Cloud downplayed other controverseries surrounding Gay Days, which Disney does not officially recognize but certainly welcomes. A man was removed from a party at Disney's Typhoon Lagoon “because he was high on something and incoherent,” Cloud noted. Others wore offensive clothing or snuck alcohol into the parks. 


The atmosphere of the event was not like Disney's typical family-friendly environment. One event of Gay Days included a bawdy after-hours Disney water park party; one man was kicked out of the park for being high on drugs; and “rivers of alcohol (and some other substances)” were available for adult customers.


Not all gay customers were OK with the predominantly adult-oriented event, and Cloud commendably pointed that out. Cloud included input from Alex Wall, a lesbian activist who opposes Gay Days. “It hurts the cause to gain equal rights,” Wall wrote. “I'm all for having a good time, but not at the expense of people's family vacation.”

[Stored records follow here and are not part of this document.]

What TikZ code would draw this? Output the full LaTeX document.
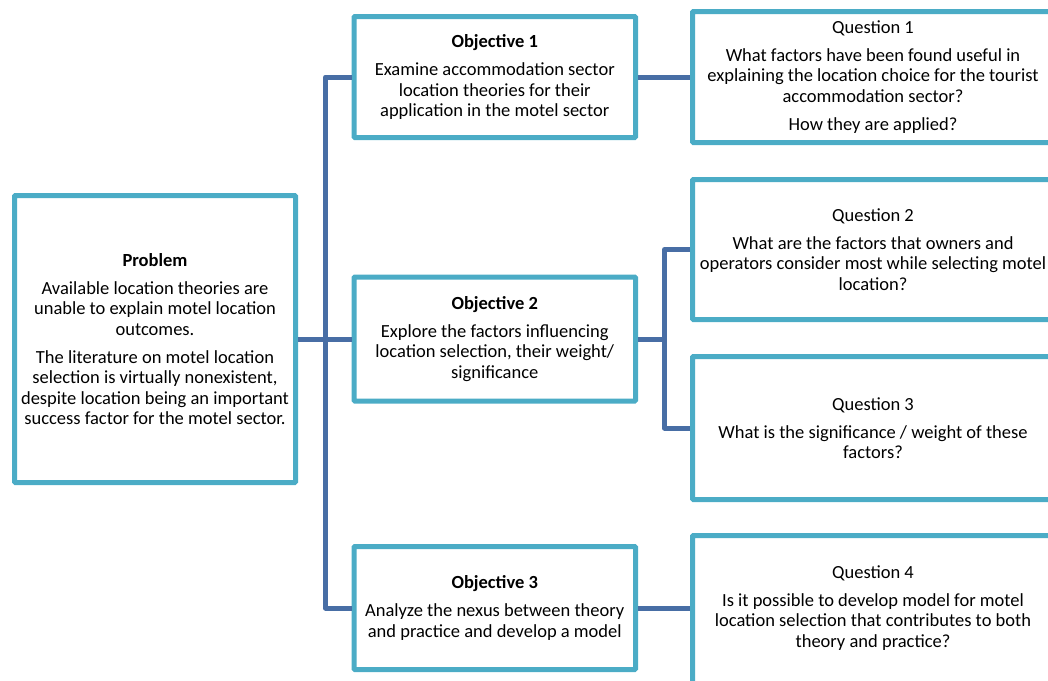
\documentclass[tikz,border=0pt]{standalone}
\usepackage{fontspec}
\setmainfont{Carlito}
\definecolor{boxcol}{RGB}{75,172,198}
\definecolor{concol}{RGB}{72,110,165}
\tikzset{
  box/.style={draw=boxcol, line width=5pt, fill=white, rounded corners=1pt, inner sep=0pt, align=center,
    font=\fontsize{18.5}{20.5}\selectfont},
  boxtext/.style={inner sep=0pt, align=center, font=\fontsize{18.5}{20.5}\selectfont},
  conn/.style={draw=concol, line width=5pt, line join=round},
}
\begin{document}
\begin{tikzpicture}[x=1pt,y=-1pt]
\useasboundingbox (0,0) rectangle (1048,680);
\clip (0,0) rectangle (1048,680);
\coordinate (tr) at (325.5,339);
\coordinate (br) at (664.5,339);
% boxes
\node[box, minimum width=281pt, minimum height=287pt] (prob) at (155,339)
  {\textbf{Problem}\\[7.5pt]Available location theories are\\unable to explain motel location\\outcomes.\\[7.5pt]The literature on motel location\\selection is virtually nonexistent,\\despite location being an important\\success factor for the motel sector.};
\node[box, minimum width=281.5pt, minimum height=121pt] (obj1) at (494.75,77)
  {\textbf{Objective 1}\\[7.5pt]Examine accommodation sector\\location theories for their\\application in the motel sector};
\node[box, minimum width=281.5pt, minimum height=124pt] (obj2) at (494.75,339)
  {\textbf{Objective 2}\\[7.5pt]Explore the factors influencing\\location selection, their weight/\\significance};
\node[box, minimum width=281.5pt, minimum height=123pt] (obj3) at (494.75,608)
  {\textbf{Objective 3}\\[7.5pt]Analyze the nexus between theory\\and practice and develop a model};
\node[box, minimum width=361pt, minimum height=131pt] (q1) at (873,77)
  {Question 1\\[7.5pt]What factors have been found useful in\\explaining the location choice for the tourist\\accommodation sector?\\[7.5pt]How they are applied?};
\node[box, minimum width=361pt, minimum height=140pt] (q2) at (873,249.5)
  {Question 2\\[7.5pt]What are the factors that owners and\\operators consider most while selecting motel\\location?};
\node[box, minimum width=361pt, minimum height=143pt] (q3) at (873,428)
  {Question 3\\[7.5pt]What is the significance / weight of these\\factors?};
\node[box, minimum width=361pt, minimum height=155pt] (q4) at (873,613) {};
\node[boxtext] (q4t) at (873,608)
  {Question 4\\[7.5pt]Is it possible to develop model for motel\\location selection that contributes to both\\theory and practice?};
% connectors
\draw[conn] (prob.east) -- (obj2.west);
\draw[conn] (obj1.west) -| (tr) |- (obj3.west);
\draw[conn] (obj1.east) -- (q1.west);
\draw[conn] (obj2.east) -- (br);
\draw[conn] (q2.west) -| (br) |- (q3.west);
\draw[conn] (obj3.east) -- (obj3.east -| q4.west);
\end{tikzpicture}
\end{document}
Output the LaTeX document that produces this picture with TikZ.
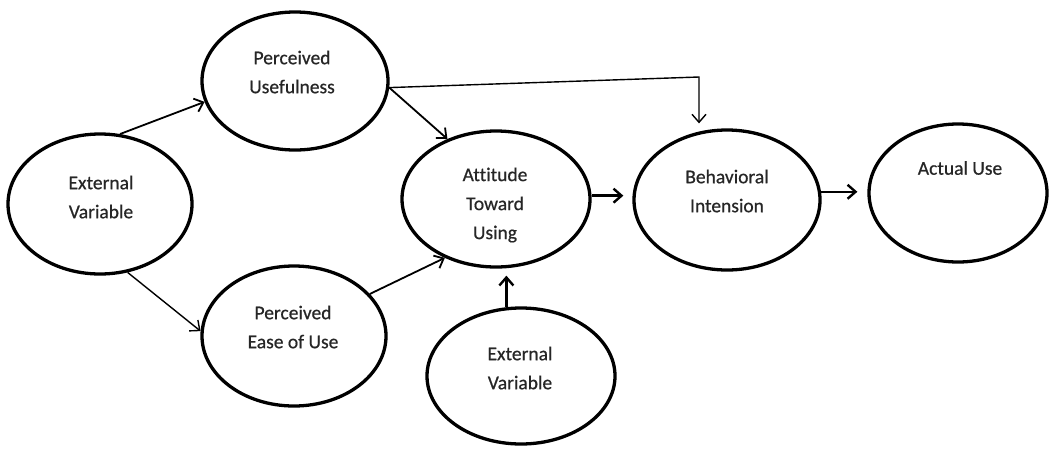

But even so, Cloud suggested, opponents of Gay Days – whether straight or gay – are supposedly few and far between. “[A]ngry moms and dads who don't want their kids exposed to gay couples or gay-themed shirts” are in the “vanishing minority,” Cloud insisted.


He called the lesbian family “the future: kids with their parents who want the great American vacation, no politics required.”


Time has a history of being promoting the gay agenda. The magazine has featured extensive positive coverage of gay rights issues, including a gay rights timeline and a 5,500-word article about gay teens in America.